Image courtesy of ResMarkConsulting.com

So what’s so special about segmentation?  Why is it such a valuable tool in businesses large and small?  Markets come in all sizes from the truly global ones e.g. soft drinks, trainers, smartphones, to the micro ones such as the local health food store, garage repair shop or life-coach.  In the national and global markets product development, brand building and advertising costs are simply huge but you succeed by targeting certain key groups of consumers with common characteristics (e.g.
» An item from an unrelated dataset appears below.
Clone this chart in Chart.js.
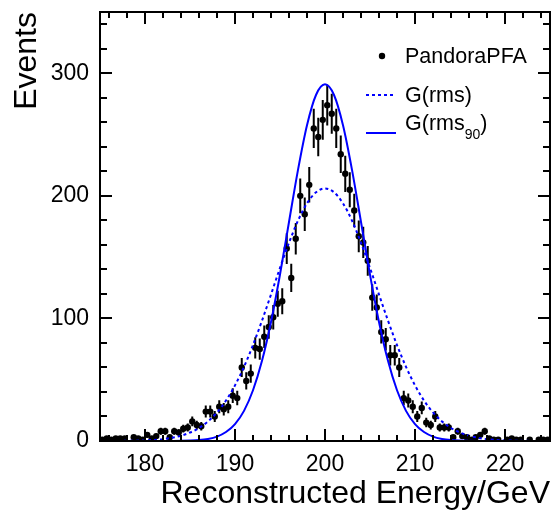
<!DOCTYPE html>
<html>
<head>
<meta charset="utf-8">
<script src="https://cdn.jsdelivr.net/npm/chart.js@4.4.1/dist/chart.umd.min.js"></script>
<style>
  html, body { margin: 0; padding: 0; background: #fff; }
</style>
</head>
<body>
<canvas id="energy-canvas" width="554" height="514"></canvas>
<script>
// histogram: 100 bins of 0.5 GeV from 175 GeV
var binLow = 175;
var binWidth = 0.5;
var pandoraCounts = [
  1, 2, 1, 2, 2, 2, 0, 3, 2, 1,
  5, 2, 4, 8, 8, 3, 8, 7, 10, 11,
  16, 13, 12, 24, 24, 20, 28, 26, 28, 37,
  35, 60, 49, 55, 76, 75, 85, 93, 101, 112,
  114, 157, 133, 165, 200, 185, 209, 255, 248, 262,
  274, 267, 255, 234, 218, 205, 188, 167, 162, 147,
  117, 109, 89, 83, 70, 70, 60, 35, 33, 28,
  20, 27, 15, 13, 20, 11, 11, 11, 3, 8,
  4, 3, 1, 3, 5, 8, 2, 1, 1, 0,
  1, 2, 1, 1, 0, 1, 0, 1, 1, 1
];

// fitted gaussians, every 1 GeV
var curveEnergies = [
  175, 176, 177, 178, 179, 180, 181, 182, 183, 184,
  185, 186, 187, 188, 189, 190, 191, 192, 193, 194,
  195, 196, 197, 198, 199, 200, 201, 202, 203, 204,
  205, 206, 207, 208, 209, 210, 211, 212, 213, 214,
  215, 216, 217, 218, 219, 220, 221, 222, 223, 224, 225
];
var gRms = [
  0.01, 0.03, 0.07, 0.14, 0.26, 0.49, 0.88, 1.5, 2.6, 4.3,
  6.9, 10.6, 16.0, 23.3, 33.0, 45.4, 60.5, 78.3, 98.2, 119.5,
  141.2, 161.7, 179.8, 193.9, 202.9, 206, 202.9, 193.9, 179.8, 161.7,
  141.2, 119.5, 98.2, 78.3, 60.5, 45.4, 33.0, 23.3, 16.0, 10.6,
  6.9, 4.3, 2.6, 1.5, 0.88, 0.49, 0.26, 0.14, 0.07, 0.03, 0.01
];
var gRms90 = [
  0, 0, 0, 0, 0, 0, 0, 0, 0.04, 0.12,
  0.31, 0.74, 1.7, 3.6, 7.3, 13.8, 24.6, 41.4, 65.4, 97.1,
  135.8, 178.7, 221.2, 257.6, 282.3, 291, 282.3, 257.6, 221.2, 178.7,
  135.8, 97.1, 65.4, 41.4, 24.6, 13.8, 7.3, 3.6, 1.7, 0.74,
  0.31, 0.12, 0.04, 0, 0, 0, 0, 0, 0, 0, 0
];

var xTickLabels = [180, 190, 200, 210, 220];
var yTickLabels = [0, 100, 200, 300];

var FONT = "'Liberation Sans', Arial, Helvetica, sans-serif";
var BLUE = '#0000ff';
Chart.defaults.font.family = FONT;
Chart.defaults.color = '#000';

function toPoints(xs, ys) {
  var out = [];
  for (var i = 0; i < xs.length; i++) {
    out.push({x: xs[i], y: ys[i]});
  }
  return out;
}

var pandoraPoints = [];
for (var i = 0; i < pandoraCounts.length; i++) {
  if (pandoraCounts[i] > 0) {
    pandoraPoints.push({x: binLow + binWidth * (i + 0.5), y: pandoraCounts[i]});
  }
}

// poisson error bars, drawn under the markers
var errorBars = {
  id: 'errorBars',
  beforeDatasetsDraw: function(chart) {
    var c = chart.ctx, a = chart.chartArea;
    var xs = chart.scales.x, ys = chart.scales.y;
    c.save();
    c.beginPath();
    c.rect(a.left, a.top, a.right - a.left, a.bottom - a.top);
    c.clip();
    c.strokeStyle = '#000';
    c.lineWidth = 2;
    c.beginPath();
    pandoraPoints.forEach(function(p) {
      var e = Math.sqrt(p.y);
      var px = xs.getPixelForValue(p.x);
      c.moveTo(px, ys.getPixelForValue(p.y - e));
      c.lineTo(px, ys.getPixelForValue(p.y + e));
    });
    c.stroke();
    c.restore();
  }
};

// ROOT style box with inward ticks on all four sides
var frameTicks = {
  id: 'frameTicks',
  afterDraw: function(chart) {
    var c = chart.ctx, a = chart.chartArea;
    var xs = chart.scales.x, ys = chart.scales.y;
    c.save();
    c.strokeStyle = '#000';
    c.lineWidth = 2;
    c.strokeRect(a.left, a.top, a.right - a.left, a.bottom - a.top);
    c.beginPath();
    for (var v = 176; v <= 224; v += 2) {
      var px = Math.round(xs.getPixelForValue(v));
      var len = (v % 10 === 0) ? 12 : 6;
      c.moveTo(px, a.bottom); c.lineTo(px, a.bottom - len);
      c.moveTo(px, a.top); c.lineTo(px, a.top + len);
    }
    for (var w = 20; w <= 340; w += 20) {
      var py = Math.round(ys.getPixelForValue(w));
      var l2 = (w % 100 === 0) ? 12 : 7;
      c.moveTo(a.left, py); c.lineTo(a.left + l2, py);
      c.moveTo(a.right, py); c.lineTo(a.right - l2, py);
    }
    c.stroke();
    c.restore();
  }
};

var legendBox = {
  id: 'legendBox',
  afterDraw: function(chart) {
    var c = chart.ctx;
    c.save();
    c.fillStyle = '#000';
    c.beginPath();
    c.arc(382, 56, 3.2, 0, Math.PI * 2);
    c.fill();

    c.strokeStyle = BLUE;
    c.lineWidth = 2;
    c.setLineDash([3, 3]);
    c.beginPath(); c.moveTo(366, 95); c.lineTo(396, 95); c.stroke();
    c.setLineDash([]);
    c.beginPath(); c.moveTo(366, 133); c.lineTo(396, 133); c.stroke();

    c.fillStyle = '#000';
    c.textBaseline = 'middle';
    c.textAlign = 'left';
    c.font = '21.5px ' + FONT;
    c.fillText('PandoraPFA', 405, 57);
    c.fillText('G(rms)', 405, 96);
    c.fillText('G(rms', 405, 124);
    var w1 = c.measureText('G(rms').width;
    c.font = '14px ' + FONT;
    c.fillText('90', 405 + w1, 135);
    var w2 = c.measureText('90').width;
    c.font = '21.5px ' + FONT;
    c.fillText(')', 405 + w1 + w2, 124);
    c.restore();
  }
};

var ctx = document.getElementById('energy-canvas').getContext('2d');
var chartObj = new Chart(ctx, {
  type: 'line',
  data: {
    datasets: [
      {
        label: 'G(rms90)',
        data: toPoints(curveEnergies, gRms90),
        borderColor: BLUE,
        borderWidth: 2,
        pointRadius: 0,
        fill: false,
        cubicInterpolationMode: 'monotone'
      },
      {
        label: 'G(rms)',
        data: toPoints(curveEnergies, gRms),
        borderColor: BLUE,
        borderWidth: 2,
        borderDash: [3, 3],
        pointRadius: 0,
        fill: false,
        cubicInterpolationMode: 'monotone'
      },
      {
        type: 'scatter',
        label: 'PandoraPFA',
        data: pandoraPoints,
        pointRadius: 3.2,
        pointBackgroundColor: '#000',
        pointBorderWidth: 0,
        showLine: false
      }
    ]
  },
  options: {
    responsive: false,
    animation: false,
    layout: { padding: { top: 12, right: 2, left: 0, bottom: 0 } },
    plugins: {
      legend: { display: false },
      tooltip: { enabled: false }
    },
    scales: {
      x: {
        type: 'linear',
        min: 175,
        max: 225,
        grid: { display: false, drawTicks: false },
        border: { display: false },
        afterBuildTicks: function(s) {
          s.ticks = xTickLabels.map(function(v) { return {value: v}; });
        },
        afterFit: function(s) {
          s.height = 73;
          s.paddingLeft = 0;
          s.paddingRight = 0;
        },
        ticks: { font: { size: 23 }, color: '#000', padding: 10, maxRotation: 0, autoSkip: false },
        title: {
          display: true,
          text: 'Reconstructed Energy/GeV',
          align: 'end',
          color: '#000',
          font: { size: 32 },
          padding: { top: 0, bottom: 1 }
        }
      },
      y: {
        min: 0,
        max: 350,
        grid: { display: false, drawTicks: false },
        border: { display: false },
        afterBuildTicks: function(s) {
          s.ticks = yTickLabels.map(function(v) { return {value: v}; });
        },
        afterFit: function(s) {
          s.width = 100;
          s.paddingTop = 0;
          s.paddingBottom = 0;
        },
        ticks: { font: { size: 23 }, color: '#000', padding: 11, autoSkip: false },
        title: {
          display: true,
          text: 'Events',
          align: 'end',
          color: '#000',
          font: { size: 32 },
          padding: { top: 8, bottom: 0 }
        }
      }
    }
  },
  plugins: [errorBars, frameTicks, legendBox]
});
</script>
</body>
</html>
Blackberry targeted corporate users who needed email ease of use on the go).  The canny local businesses use similar scaled down techniques; for example a local garage set up by Mercedes trained mechanics targets owners of Mercedes cars older than 3 years and out of guarantee who are likely to be quality and price conscious.  Some examples of from my own experience:

My first move into industrial marketing was with a global manufacturer of totally non-differentiated mass market products.  We had chosen to reach users solely via the wholesale distribution channel but price competition was severe.  Using the results of a very detailed, multi-level research project I commissioned it was possible to identify precise groupings of purchasers by the national and regional distributors they used.  Armed with this unique information we were able to refine our distribution strategy, targeting only those distributor groups who were not in competition for the end customers we chose to serve.  In this way we were able to maximise price by avoiding direct competition between distributors.

In the specialist engineering group I have just sold we found when we bought the company that in our sector competition fought for a decreasing volume of business for engineered components that had always been produced using the same technique; the result was low or no profitability.  Analysis of our (at the time) very large customer base showed similar low margins on much work (it being fiercely competitive); however there were groups of customers that generated much higher margins for us.  These profitable customer groups shared two characteristics – they were higher up the supply chain (typically tier one or OEM level) and the end product had to have absolute integrity over life.  We researched many global markets for components that we could theoretically produce using our process (which offered certain unique benefits) and that were currently produced using a different technology.  Having identified certain key segments that matched these criteria (and many others), we began the slow process of reaching and influencing the key decision makers in the targets using an entirely new communications approach we developed.  Meanwhile, we made significant investments in new equipment and techniques unique to us.  The business was slow to flow but when it did, the volumes were huge and margins were very high; traditional competition simply couldn’t follow us and we became a very desirable acquisition target.

Whilst all of the above was going on, a colleague and I started a business to provide a coaching and mentoring service to the UK SME business owner segment.  Now, this was a fine example of one of the key criteria for a segment – it has to be cost-effectively reachable.  Problem; small business owners are notoriously difficult to sell to.  Research (free online from the University of Strathclyde) showed that the most trusted advisors to small and medium sized businesses were their accountants – a feasible route to market.  So, we researched, then targeted a national marketing group for accountants and sold them the concept of offering our service via their members.  Result?  We had a route to market.  This was successful and grew to be a national service but the next phase of development I have to admit was pure serendipity; we quickly found that the service was much in demand from the owners of the accounting firms themselves!

So, choose your segments with care, develop an appropriate marketing mix and you should stand a far better chance of success.